Em caso de não comprovação de regularidade fiscal, o processo de recuperação judicial deve ficar suspenso até a apresentação do documento. Com esse posicionamento, em votação unânime, a 3ª Turma do Superior Tribunal de Justiça (STJ) mudou o entendimento que liberava as empresas de apresentar certidão negativa de débitos fiscais (CND) para a homologação de plano.
No julgamento em questão, foi analisado o recurso especial de um grupo de empresas do segmento de eventos digitais, que estão em recuperação judicial (REsp 2.053.240). Na origem, em março de 2021, a 2ª Vara de Falências e Recuperações Judiciais da Comarca de São Paulo deliberou que, para que ocorresse a homologação do plano e concessão da recuperação judicial, cumpriria “à recuperanda juntar as certidões negativas de débitos tributários, conforme exige o art. 57 da Lei n. 11.101/2005, ou comprovar o parcelamento dos débitos tributários”, razão pela qual lhe conferiu o prazo de 30 (trinta) dias para o cumprimento de tal determinação, sob pena de extinção do processo (e-STJ, fl. 1.429)”.
No recurso, as empresas alegaram não haver fundamento jurídico que justificasse a pena de extinção do processo por ausência das certidões fiscais, “sobretudo em atenção a todos os esforços despendidos para a manutenção e reestruturação ao longo do processo de recuperação judicial”.
Princípio da função social
Segundo o artigo 57 da Lei de Recuperação Judicial, após a juntada aos autos do plano aprovado pela assembleia-geral de credores, “o devedor apresentará certidões negativas de débitos tributários”. O artigo 47, da mesma lei, porém estabelece que a recuperação judicial deve promover “a preservação da empresa, sua função social e o estímulo à atividade econômica”. Assim, durante anos, a jurisprudência do STJ era em sentido contrário à exigência dessas certidões negativas.
Agora, no entanto, o relator, ministro Marco Aurélio Bellizze, afirmou em seu voto que dispensar a apresentação de certidões negativas de débitos fiscais (ou de certidões positivas, com efeito de negativa), em razão da aplicação dos princípios da função social e da preservação da empresa, seria um pretexto, “sobretudo após a implementação, por lei especial [nº 14.112], de um programa legal de parcelamento factível, que se mostrou indispensável a sua efetividade”.
Pela Lei 14.112/2020, citada por Bellizze, o juiz da execução fiscal foi autorizado a determinar atos de constrição sobre os bens da empresa em recuperação. E o juízo da recuperação, por sua vez, a determinar a substituição desses bens quando eles forem essenciais à manutenção da atividade empresarial.

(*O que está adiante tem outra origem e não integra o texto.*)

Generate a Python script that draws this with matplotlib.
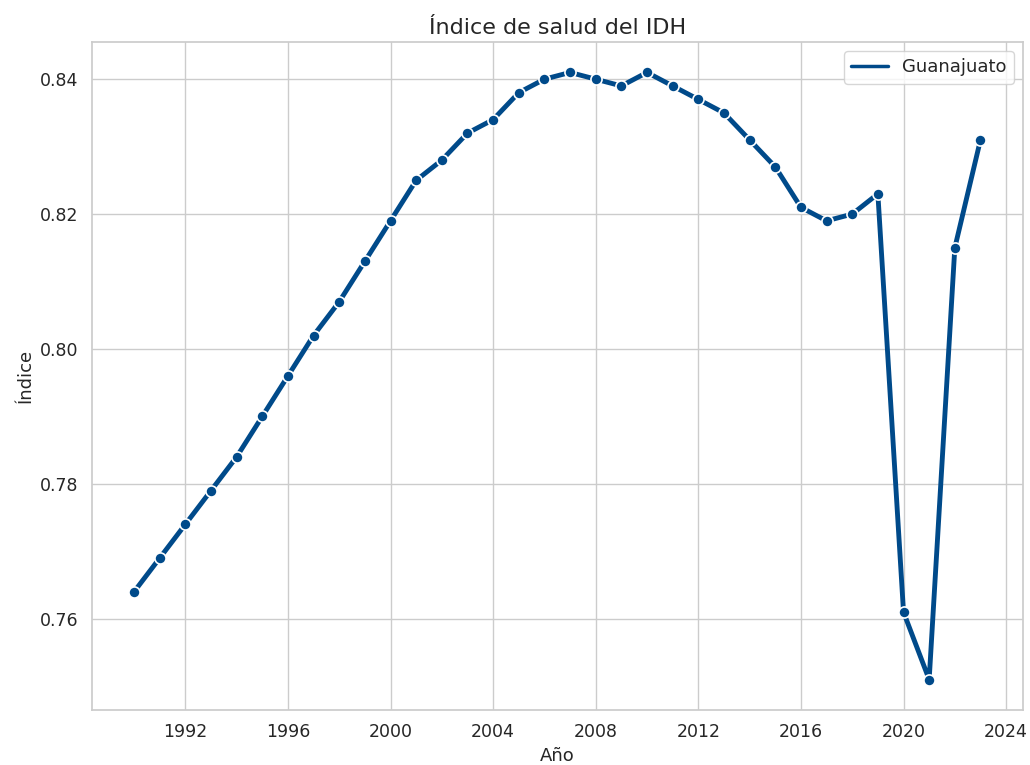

A nova lei ainda previu a possibilidade de transação tributária com condições atrativas, com redução de até 70% da dívida e até 100% de desconto sobre correção, juros, multa e encargos. E também instituiu prazos mais amplos para parcelamento, entre 145 e 120 meses.
Necessidade de lei específica
Bellizze também esclareceu que essa posição só é possível para o âmbito federal, uma vez que foi uma lei federal — a Lei 14.112/2020 — que criou as condições aptas a um efetivo programa de parcelamento dos débitos tributários e viabilizou a aplicação do artigo 57 da LRF.
Dessa forma, a exigência da regularidade fiscal em relação a débitos de titularidade da Fazenda Pública dos estados, do Distrito Federal e dos municípios vai depender da edição de lei específica dos referidos entes políticos, ainda que limitada a aderir aos termos da lei federal.